EXERCISE:
Output all entries verbatim. Skip pictures.

____

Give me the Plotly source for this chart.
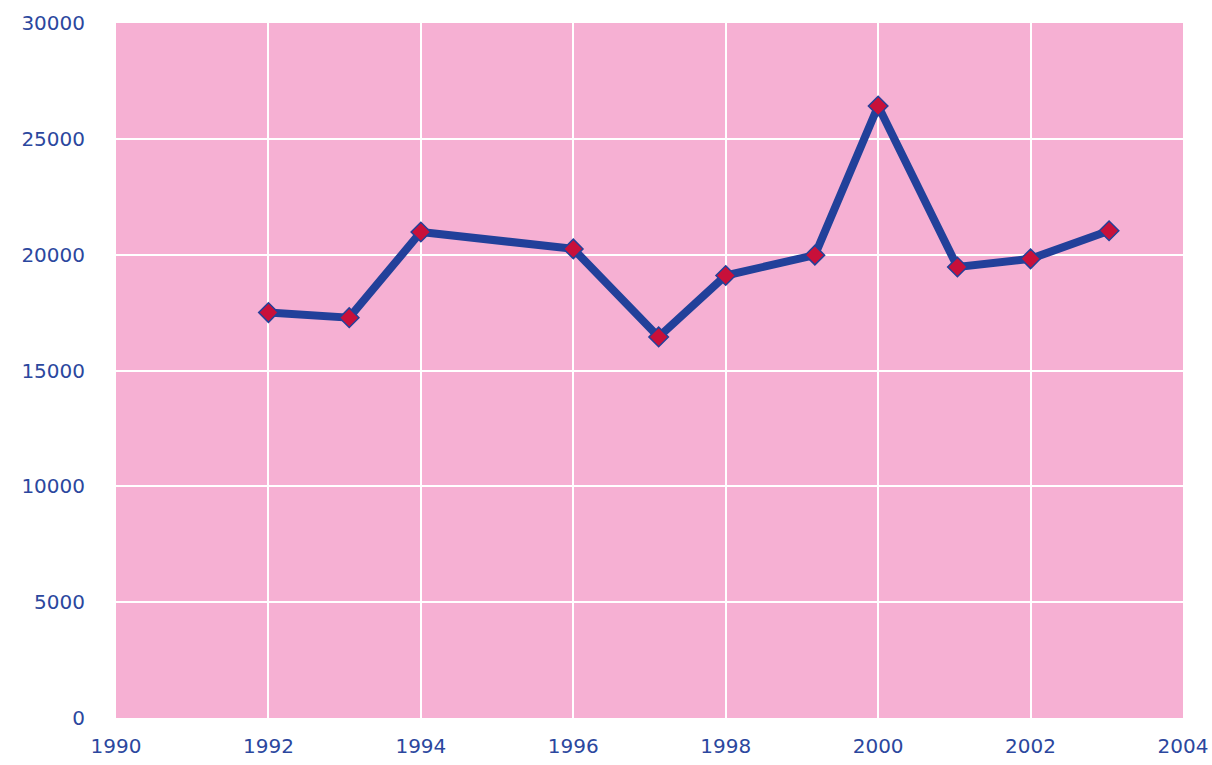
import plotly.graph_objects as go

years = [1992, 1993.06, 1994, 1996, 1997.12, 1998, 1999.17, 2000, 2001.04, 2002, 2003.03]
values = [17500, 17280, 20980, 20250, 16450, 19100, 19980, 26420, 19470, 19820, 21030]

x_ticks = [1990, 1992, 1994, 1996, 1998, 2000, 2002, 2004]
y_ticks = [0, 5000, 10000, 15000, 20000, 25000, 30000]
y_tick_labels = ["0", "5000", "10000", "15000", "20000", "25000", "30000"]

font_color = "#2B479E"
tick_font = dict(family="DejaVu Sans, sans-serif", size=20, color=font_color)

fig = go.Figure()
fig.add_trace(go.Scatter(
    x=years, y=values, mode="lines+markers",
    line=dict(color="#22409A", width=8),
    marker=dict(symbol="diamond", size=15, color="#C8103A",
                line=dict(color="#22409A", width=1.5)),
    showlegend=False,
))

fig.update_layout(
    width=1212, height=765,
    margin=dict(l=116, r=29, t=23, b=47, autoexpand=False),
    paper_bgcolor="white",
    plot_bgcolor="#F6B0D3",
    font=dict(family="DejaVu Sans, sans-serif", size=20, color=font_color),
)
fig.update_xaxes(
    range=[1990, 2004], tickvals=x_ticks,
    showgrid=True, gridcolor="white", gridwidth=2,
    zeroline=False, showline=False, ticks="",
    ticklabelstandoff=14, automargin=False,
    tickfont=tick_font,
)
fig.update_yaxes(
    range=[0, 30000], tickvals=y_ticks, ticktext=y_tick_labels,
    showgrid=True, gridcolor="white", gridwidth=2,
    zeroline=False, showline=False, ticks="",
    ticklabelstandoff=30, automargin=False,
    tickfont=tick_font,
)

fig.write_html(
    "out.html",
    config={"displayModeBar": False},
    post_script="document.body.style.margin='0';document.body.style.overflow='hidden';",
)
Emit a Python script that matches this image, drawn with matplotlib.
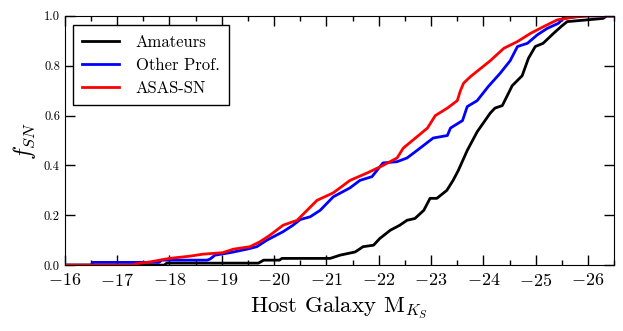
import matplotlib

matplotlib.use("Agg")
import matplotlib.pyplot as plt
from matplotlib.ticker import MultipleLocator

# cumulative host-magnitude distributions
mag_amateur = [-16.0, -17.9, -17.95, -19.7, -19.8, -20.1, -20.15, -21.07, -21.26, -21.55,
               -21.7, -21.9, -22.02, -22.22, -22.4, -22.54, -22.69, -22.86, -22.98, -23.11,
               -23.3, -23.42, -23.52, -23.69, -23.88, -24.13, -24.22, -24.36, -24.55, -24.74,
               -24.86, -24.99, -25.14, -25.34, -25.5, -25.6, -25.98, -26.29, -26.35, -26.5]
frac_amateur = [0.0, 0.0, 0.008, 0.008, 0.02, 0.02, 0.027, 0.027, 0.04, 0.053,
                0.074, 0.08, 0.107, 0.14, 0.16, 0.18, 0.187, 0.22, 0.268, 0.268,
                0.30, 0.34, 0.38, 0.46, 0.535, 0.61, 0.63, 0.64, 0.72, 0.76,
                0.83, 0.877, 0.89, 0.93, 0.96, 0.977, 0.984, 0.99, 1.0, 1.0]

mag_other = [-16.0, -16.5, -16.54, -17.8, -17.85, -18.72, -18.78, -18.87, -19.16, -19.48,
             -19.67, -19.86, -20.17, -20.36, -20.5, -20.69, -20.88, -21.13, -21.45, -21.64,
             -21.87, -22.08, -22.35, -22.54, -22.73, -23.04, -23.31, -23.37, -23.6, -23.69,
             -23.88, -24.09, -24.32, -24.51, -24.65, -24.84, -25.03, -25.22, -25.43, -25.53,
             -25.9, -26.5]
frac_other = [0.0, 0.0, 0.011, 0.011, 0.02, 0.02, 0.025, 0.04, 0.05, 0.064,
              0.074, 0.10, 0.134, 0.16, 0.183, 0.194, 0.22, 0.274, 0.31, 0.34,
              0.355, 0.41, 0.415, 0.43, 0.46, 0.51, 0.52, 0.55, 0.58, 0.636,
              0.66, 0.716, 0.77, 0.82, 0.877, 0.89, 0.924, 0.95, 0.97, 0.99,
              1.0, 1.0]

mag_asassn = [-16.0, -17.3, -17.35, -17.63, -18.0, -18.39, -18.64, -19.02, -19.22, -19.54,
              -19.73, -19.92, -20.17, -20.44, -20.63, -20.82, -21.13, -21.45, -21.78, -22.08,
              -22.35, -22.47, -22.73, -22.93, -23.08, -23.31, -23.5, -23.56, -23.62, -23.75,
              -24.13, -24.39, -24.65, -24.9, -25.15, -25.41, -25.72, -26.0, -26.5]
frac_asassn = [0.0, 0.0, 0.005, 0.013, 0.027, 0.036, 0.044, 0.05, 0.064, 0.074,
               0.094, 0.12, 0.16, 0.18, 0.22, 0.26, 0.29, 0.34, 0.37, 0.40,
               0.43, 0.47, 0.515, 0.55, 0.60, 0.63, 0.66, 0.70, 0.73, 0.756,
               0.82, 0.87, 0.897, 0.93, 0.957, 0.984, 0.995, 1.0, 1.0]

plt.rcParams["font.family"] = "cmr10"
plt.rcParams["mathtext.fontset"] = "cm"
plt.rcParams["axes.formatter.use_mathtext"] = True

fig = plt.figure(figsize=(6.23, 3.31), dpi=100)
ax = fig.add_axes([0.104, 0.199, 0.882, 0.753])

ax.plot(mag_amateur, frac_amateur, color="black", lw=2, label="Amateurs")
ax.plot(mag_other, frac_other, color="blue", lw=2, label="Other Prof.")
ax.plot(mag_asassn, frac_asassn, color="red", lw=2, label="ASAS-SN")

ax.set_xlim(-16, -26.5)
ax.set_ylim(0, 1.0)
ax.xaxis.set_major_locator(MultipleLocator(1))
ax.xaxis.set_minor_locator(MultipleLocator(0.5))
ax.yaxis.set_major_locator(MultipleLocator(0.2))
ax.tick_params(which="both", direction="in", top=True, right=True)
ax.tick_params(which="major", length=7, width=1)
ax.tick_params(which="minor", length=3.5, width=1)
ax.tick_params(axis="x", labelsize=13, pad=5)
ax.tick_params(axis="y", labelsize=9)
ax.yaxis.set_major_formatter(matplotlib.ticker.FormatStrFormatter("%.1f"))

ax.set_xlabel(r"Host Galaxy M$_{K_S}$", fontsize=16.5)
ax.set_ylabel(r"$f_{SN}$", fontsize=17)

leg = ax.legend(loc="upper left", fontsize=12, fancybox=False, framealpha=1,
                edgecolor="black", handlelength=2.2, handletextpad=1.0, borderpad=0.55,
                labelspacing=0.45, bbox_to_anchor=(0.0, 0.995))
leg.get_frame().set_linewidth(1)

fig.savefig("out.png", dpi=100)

____

THE OUTPUT:
Give me the Plotly source for this chart.
import plotly.graph_objects as go

years = [1992, 1993.06, 1994, 1996, 1997.12, 1998, 1999.17, 2000, 2001.04, 2002, 2003.03]
values = [17500, 17280, 20980, 20250, 16450, 19100, 19980, 26420, 19470, 19820, 21030]

x_ticks = [1990, 1992, 1994, 1996, 1998, 2000, 2002, 2004]
y_ticks = [0, 5000, 10000, 15000, 20000, 25000, 30000]
y_tick_labels = ["0", "5000", "10000", "15000", "20000", "25000", "30000"]

font_color = "#2B479E"
tick_font = dict(family="DejaVu Sans, sans-serif", size=20, color=font_color)

fig = go.Figure()
fig.add_trace(go.Scatter(
    x=years, y=values, mode="lines+markers",
    line=dict(color="#22409A", width=8),
    marker=dict(symbol="diamond", size=15, color="#C8103A",
                line=dict(color="#22409A", width=1.5)),
    showlegend=False,
))

fig.update_layout(
    width=1212, height=765,
    margin=dict(l=116, r=29, t=23, b=47, autoexpand=False),
    paper_bgcolor="white",
    plot_bgcolor="#F6B0D3",
    font=dict(family="DejaVu Sans, sans-serif", size=20, color=font_color),
)
fig.update_xaxes(
    range=[1990, 2004], tickvals=x_ticks,
    showgrid=True, gridcolor="white", gridwidth=2,
    zeroline=False, showline=False, ticks="",
    ticklabelstandoff=14, automargin=False,
    tickfont=tick_font,
)
fig.update_yaxes(
    range=[0, 30000], tickvals=y_ticks, ticktext=y_tick_labels,
    showgrid=True, gridcolor="white", gridwidth=2,
    zeroline=False, showline=False, ticks="",
    ticklabelstandoff=30, automargin=False,
    tickfont=tick_font,
)

fig.write_html(
    "out.html",
    config={"displayModeBar": False},
    post_script="document.body.style.margin='0';document.body.style.overflow='hidden';",
)
Emit a Python script that matches this image, drawn with matplotlib.
import matplotlib

matplotlib.use("Agg")
import matplotlib.pyplot as plt
from matplotlib.ticker import MultipleLocator

# cumulative host-magnitude distributions
mag_amateur = [-16.0, -17.9, -17.95, -19.7, -19.8, -20.1, -20.15, -21.07, -21.26, -21.55,
               -21.7, -21.9, -22.02, -22.22, -22.4, -22.54, -22.69, -22.86, -22.98, -23.11,
               -23.3, -23.42, -23.52, -23.69, -23.88, -24.13, -24.22, -24.36, -24.55, -24.74,
               -24.86, -24.99, -25.14, -25.34, -25.5, -25.6, -25.98, -26.29, -26.35, -26.5]
frac_amateur = [0.0, 0.0, 0.008, 0.008, 0.02, 0.02, 0.027, 0.027, 0.04, 0.053,
                0.074, 0.08, 0.107, 0.14, 0.16, 0.18, 0.187, 0.22, 0.268, 0.268,
                0.30, 0.34, 0.38, 0.46, 0.535, 0.61, 0.63, 0.64, 0.72, 0.76,
                0.83, 0.877, 0.89, 0.93, 0.96, 0.977, 0.984, 0.99, 1.0, 1.0]

mag_other = [-16.0, -16.5, -16.54, -17.8, -17.85, -18.72, -18.78, -18.87, -19.16, -19.48,
             -19.67, -19.86, -20.17, -20.36, -20.5, -20.69, -20.88, -21.13, -21.45, -21.64,
             -21.87, -22.08, -22.35, -22.54, -22.73, -23.04, -23.31, -23.37, -23.6, -23.69,
             -23.88, -24.09, -24.32, -24.51, -24.65, -24.84, -25.03, -25.22, -25.43, -25.53,
             -25.9, -26.5]
frac_other = [0.0, 0.0, 0.011, 0.011, 0.02, 0.02, 0.025, 0.04, 0.05, 0.064,
              0.074, 0.10, 0.134, 0.16, 0.183, 0.194, 0.22, 0.274, 0.31, 0.34,
              0.355, 0.41, 0.415, 0.43, 0.46, 0.51, 0.52, 0.55, 0.58, 0.636,
              0.66, 0.716, 0.77, 0.82, 0.877, 0.89, 0.924, 0.95, 0.97, 0.99,
              1.0, 1.0]

mag_asassn = [-16.0, -17.3, -17.35, -17.63, -18.0, -18.39, -18.64, -19.02, -19.22, -19.54,
              -19.73, -19.92, -20.17, -20.44, -20.63, -20.82, -21.13, -21.45, -21.78, -22.08,
              -22.35, -22.47, -22.73, -22.93, -23.08, -23.31, -23.5, -23.56, -23.62, -23.75,
              -24.13, -24.39, -24.65, -24.9, -25.15, -25.41, -25.72, -26.0, -26.5]
frac_asassn = [0.0, 0.0, 0.005, 0.013, 0.027, 0.036, 0.044, 0.05, 0.064, 0.074,
               0.094, 0.12, 0.16, 0.18, 0.22, 0.26, 0.29, 0.34, 0.37, 0.40,
               0.43, 0.47, 0.515, 0.55, 0.60, 0.63, 0.66, 0.70, 0.73, 0.756,
               0.82, 0.87, 0.897, 0.93, 0.957, 0.984, 0.995, 1.0, 1.0]

plt.rcParams["font.family"] = "cmr10"
plt.rcParams["mathtext.fontset"] = "cm"
plt.rcParams["axes.formatter.use_mathtext"] = True

fig = plt.figure(figsize=(6.23, 3.31), dpi=100)
ax = fig.add_axes([0.104, 0.199, 0.882, 0.753])

ax.plot(mag_amateur, frac_amateur, color="black", lw=2, label="Amateurs")
ax.plot(mag_other, frac_other, color="blue", lw=2, label="Other Prof.")
ax.plot(mag_asassn, frac_asassn, color="red", lw=2, label="ASAS-SN")

ax.set_xlim(-16, -26.5)
ax.set_ylim(0, 1.0)
ax.xaxis.set_major_locator(MultipleLocator(1))
ax.xaxis.set_minor_locator(MultipleLocator(0.5))
ax.yaxis.set_major_locator(MultipleLocator(0.2))
ax.tick_params(which="both", direction="in", top=True, right=True)
ax.tick_params(which="major", length=7, width=1)
ax.tick_params(which="minor", length=3.5, width=1)
ax.tick_params(axis="x", labelsize=13, pad=5)
ax.tick_params(axis="y", labelsize=9)
ax.yaxis.set_major_formatter(matplotlib.ticker.FormatStrFormatter("%.1f"))

ax.set_xlabel(r"Host Galaxy M$_{K_S}$", fontsize=16.5)
ax.set_ylabel(r"$f_{SN}$", fontsize=17)

leg = ax.legend(loc="upper left", fontsize=12, fancybox=False, framealpha=1,
                edgecolor="black", handlelength=2.2, handletextpad=1.0, borderpad=0.55,
                labelspacing=0.45, bbox_to_anchor=(0.0, 0.995))
leg.get_frame().set_linewidth(1)

fig.savefig("out.png", dpi=100)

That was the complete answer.